Code that draws figures:
============================================================
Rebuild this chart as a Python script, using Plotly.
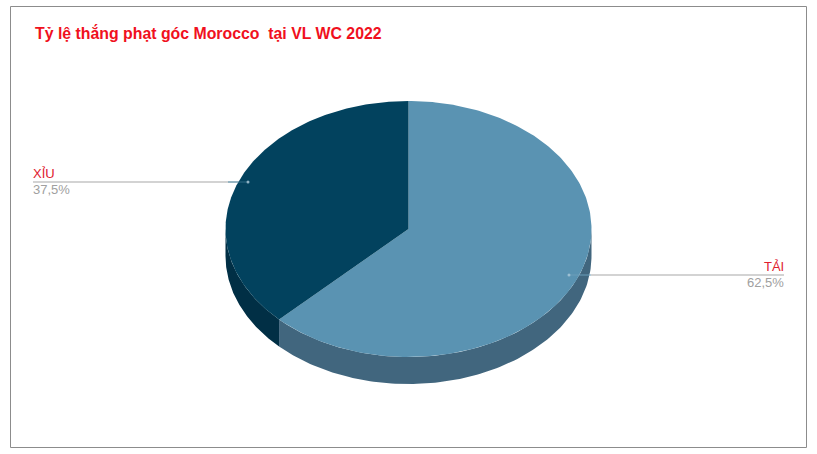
"""Tilted two-slice pie: corner-kick rate, Morocco, WC 2022 qualifiers."""
import numpy as np
import plotly.graph_objects as go

# ── data ──────────────────────────────────────────────────────────────────────
LABELS = ['TẢI', 'XỈU']
SHARES = [62.5, 37.5]
TITLE = 'Tỷ lệ thắng phạt góc Morocco  tại VL WC 2022'

# ── colour palette ────────────────────────────────────────────────────────────
TOP_COLORS = ['#5A93B2', '#02425E']
SIDE_COLORS = ['#41667E', '#012F45']
LABEL_RED = '#E0202E'
VALUE_GREY = '#A0A0A0'
LEADER_GREY = '#C4C4C4'
TITLE_RED = '#F01020'
FONT = 'Liberation Sans'

# ── pie geometry (axes run in page pixels) ───────────────────────────────────
CX, CY = 408.5, 229
RX, RY = 183, 128
DEPTH = 27


def rim(start, end, n=120):
    """Ellipse points clockwise from 12 o'clock, angles in degrees."""
    t = np.radians(np.linspace(start, end, n))
    return CX + RX * np.sin(t), CY - RY * np.cos(t)


fig = go.Figure()

# slice angles come from the shares
edges = np.concatenate([[0], np.cumsum(SHARES) / sum(SHARES) * 360])

# side walls first, only the part facing the viewer (90-270 deg)
for i in range(len(SHARES)):
    a0, a1 = max(edges[i], 90), min(edges[i + 1], 270)
    x, y = rim(a0, a1)
    fig.add_trace(go.Scatter(
        x=np.concatenate([x, x[::-1]]),
        y=np.concatenate([y, y[::-1] + DEPTH]),
        mode='lines', fill='toself', fillcolor=SIDE_COLORS[i],
        line=dict(width=0), hoverinfo='skip', showlegend=False,
    ))

# top faces
for i in range(len(SHARES)):
    x, y = rim(edges[i], edges[i + 1], 240)
    fig.add_trace(go.Scatter(
        x=np.concatenate([[CX], x, [CX]]),
        y=np.concatenate([[CY], y, [CY]]),
        mode='lines', fill='toself', fillcolor=TOP_COLORS[i],
        line=dict(width=0), hoverinfo='skip', showlegend=False,
    ))

# leader lines: dot on the slice, faint across the pie, solid outside it
LEADERS = {0: ([569, 591, 784], 275), 1: ([248, 228, 33], 182)}
ON_PIE_COLORS = ['#6A9DB9', '#2F6A85']
DOT_COLORS = ['#9CC0D3', '#8FB2C4']
for i, (xs, y) in LEADERS.items():
    fig.add_trace(go.Scatter(
        x=xs[:2], y=[y, y], mode='lines',
        line=dict(color=ON_PIE_COLORS[i], width=1),
        hoverinfo='skip', showlegend=False,
    ))
    fig.add_trace(go.Scatter(
        x=xs[1:], y=[y, y], mode='lines',
        line=dict(color=LEADER_GREY, width=1.5),
        hoverinfo='skip', showlegend=False,
    ))
    fig.add_trace(go.Scatter(
        x=xs[:1], y=[y], mode='markers',
        marker=dict(color=DOT_COLORS[i], size=3),
        hoverinfo='skip', showlegend=False,
    ))

# labels above the leader, values below it
for i, (xs, y) in LEADERS.items():
    anchor = 'right' if xs[-1] > xs[0] else 'left'
    fig.add_annotation(
        x=xs[-1], y=y, yshift=1, xanchor=anchor, yanchor='bottom', showarrow=False,
        text=LABELS[i], font=dict(family=FONT, size=13, color=LABEL_RED),
        borderpad=0, borderwidth=0,
    )
    fig.add_annotation(
        x=xs[-1], y=y, yshift=0, xanchor=anchor, yanchor='top', showarrow=False,
        text=f'{SHARES[i]:.1f}%'.replace('.', ','),
        font=dict(family=FONT, size=13, color=VALUE_GREY),
        borderpad=0, borderwidth=0,
    )

fig.add_annotation(
    x=35, y=33, xanchor='left', yanchor='middle', showarrow=False,
    text=f'<b>{TITLE}</b>', font=dict(family=FONT, size=15.85, color=TITLE_RED),
    borderpad=0, borderwidth=0,
)

# chart frame
fig.add_shape(type='rect', x0=10.5, x1=806.5, y0=6.5, y1=447.5,
              line=dict(color='#8C8C8C', width=1), layer='below')

fig.update_layout(
    width=817, height=454,
    margin=dict(l=0, r=0, t=0, b=0),
    paper_bgcolor='white', plot_bgcolor='white',
    xaxis=dict(range=[0, 817], visible=False, fixedrange=True),
    yaxis=dict(range=[454, 0], visible=False, fixedrange=True),
    showlegend=False,
)

fig.write_html('out.html', config={'displayModeBar': False},
               post_script="document.body.style.margin='0';")
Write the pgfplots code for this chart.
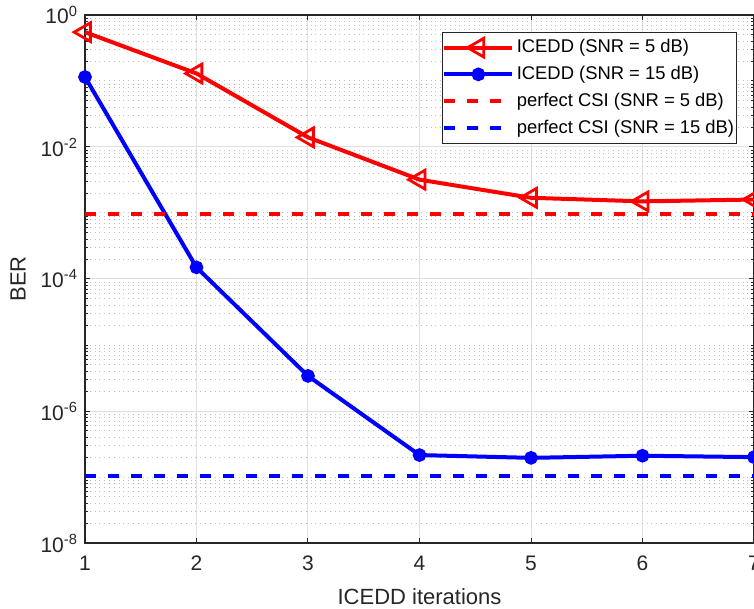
\documentclass[border=0pt]{standalone}
\usepackage{fontspec}
\setmainfont{Liberation Sans}
\usepackage{pgfplots}
\pgfplotsset{compat=1.18}

\definecolor{axgray}{gray}{0.15}

\begin{document}
\begin{tikzpicture}
\begin{axis}[
  scale only axis,
  width=334.5pt, height=264pt,
  ymode=log,
  xmin=1, xmax=7, ymin=1e-8, ymax=1,
  xtick={1,2,3,4,5,6,7},
  ytick={1e-8,1e-6,1e-4,1e-2,1},
  yticklabels={10\textsuperscript{-8},10\textsuperscript{-6},10\textsuperscript{-4},10\textsuperscript{-2},10\textsuperscript{0}},
  minor ytick={1e-7,1e-5,1e-3,1e-1,
    2e-8,3e-8,4e-8,5e-8,6e-8,7e-8,8e-8,9e-8,
    2e-7,3e-7,4e-7,5e-7,6e-7,7e-7,8e-7,9e-7,
    2e-6,3e-6,4e-6,5e-6,6e-6,7e-6,8e-6,9e-6,
    2e-5,3e-5,4e-5,5e-5,6e-5,7e-5,8e-5,9e-5,
    2e-4,3e-4,4e-4,5e-4,6e-4,7e-4,8e-4,9e-4,
    2e-3,3e-3,4e-3,5e-3,6e-3,7e-3,8e-3,9e-3,
    2e-2,3e-2,4e-2,5e-2,6e-2,7e-2,8e-2,9e-2,
    2e-1,3e-1,4e-1,5e-1,6e-1,7e-1,8e-1,9e-1},
  grid=both,
  major grid style={solid, gray!25, line width=0.5pt},
  minor grid style={dotted, gray!50, line width=0.5pt},
  tick align=inside,
  major tick length=2.5pt, minor tick length=1.5pt,
  every tick/.style={axgray, line width=0.5pt},
  axis line style={axgray, line width=0.6pt},
  /pgf/number format/assume math mode=true,
  tick label style={font=\fontsize{10.5}{12}\selectfont, text=axgray},
  xticklabel style={yshift=-3pt},
  xlabel={ICEDD iterations},
  ylabel={BER},
  label style={font=\fontsize{11}{13}\selectfont, text=axgray},
  xlabel style={at={([yshift=-27pt]axis description cs:0.5,0)}, anchor=center},
  ylabel style={at={([xshift=-33.5pt]axis description cs:0,0.5)}, anchor=center},
  clip=false,
  legend style={at={([xshift=-8.5pt,yshift=-8.5pt]rel axis cs:1,1)}, anchor=north east,
    font=\fontsize{9.2}{11}\selectfont, draw=axgray, line width=0.5pt, fill=white,
    inner xsep=0pt, inner ysep=1.5pt, row sep=1.2pt,
    nodes={inner xsep=1.2pt}},
  legend cell align=left,
  legend image code/.code={
    \draw[mark repeat=2, mark phase=2, #1] plot coordinates {(0pt,0pt) (17pt,0pt) (34pt,0pt)};},
]
\addplot[red, line width=2pt, mark=triangle, mark size=5.4pt,
  mark options={solid, rotate=90, fill=none, line width=1.4pt}] coordinates {
  (1, 0.55) (2, 0.13) (3, 0.014) (4, 0.0032) (5, 0.0017) (6, 0.0015) (7, 0.0016)
};
\addlegendentry{ICEDD (SNR = 5 dB)}
\addplot[blue, line width=2pt, mark=*, mark size=2.4pt] coordinates {
  (1, 0.115) (2, 1.5e-4) (3, 3.4e-6) (4, 2.15e-7) (5, 1.95e-7) (6, 2.1e-7) (7, 2.0e-7)
};
\addlegendentry{ICEDD (SNR = 15 dB)}
\addplot[red, line width=2pt, dash pattern=on 5.5pt off 6pt] coordinates {
  (1, 9.6e-4) (7, 9.6e-4)
};
\addlegendentry{perfect CSI (SNR = 5 dB)}
\addplot[blue, line width=2pt, dash pattern=on 5.5pt off 6pt] coordinates {
  (1, 1.04e-7) (7, 1.04e-7)
};
\addlegendentry{perfect CSI (SNR = 15 dB)}
\end{axis}
\pgfresetboundingbox
\useasboundingbox ([shift={(-42.5pt,-33pt)}]current axis.south west) rectangle ([shift={(0pt,7.5pt)}]current axis.north east);
\end{tikzpicture}
\end{document}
============================================================
Skip the pictures. Restate exactly the lines from the start of the entries through the line containing "TITLE = 'Tỷ", both ends included.

• [EXPECTED ANSWER]:
Rebuild this chart as a Python script, using Plotly.
"""Tilted two-slice pie: corner-kick rate, Morocco, WC 2022 qualifiers."""
import numpy as np
import plotly.graph_objects as go

# ── data ──────────────────────────────────────────────────────────────────────
LABELS = ['TẢI', 'XỈU']
SHARES = [62.5, 37.5]
TITLE = 'Tỷ lệ thắng phạt góc Morocco  tại VL WC 2022'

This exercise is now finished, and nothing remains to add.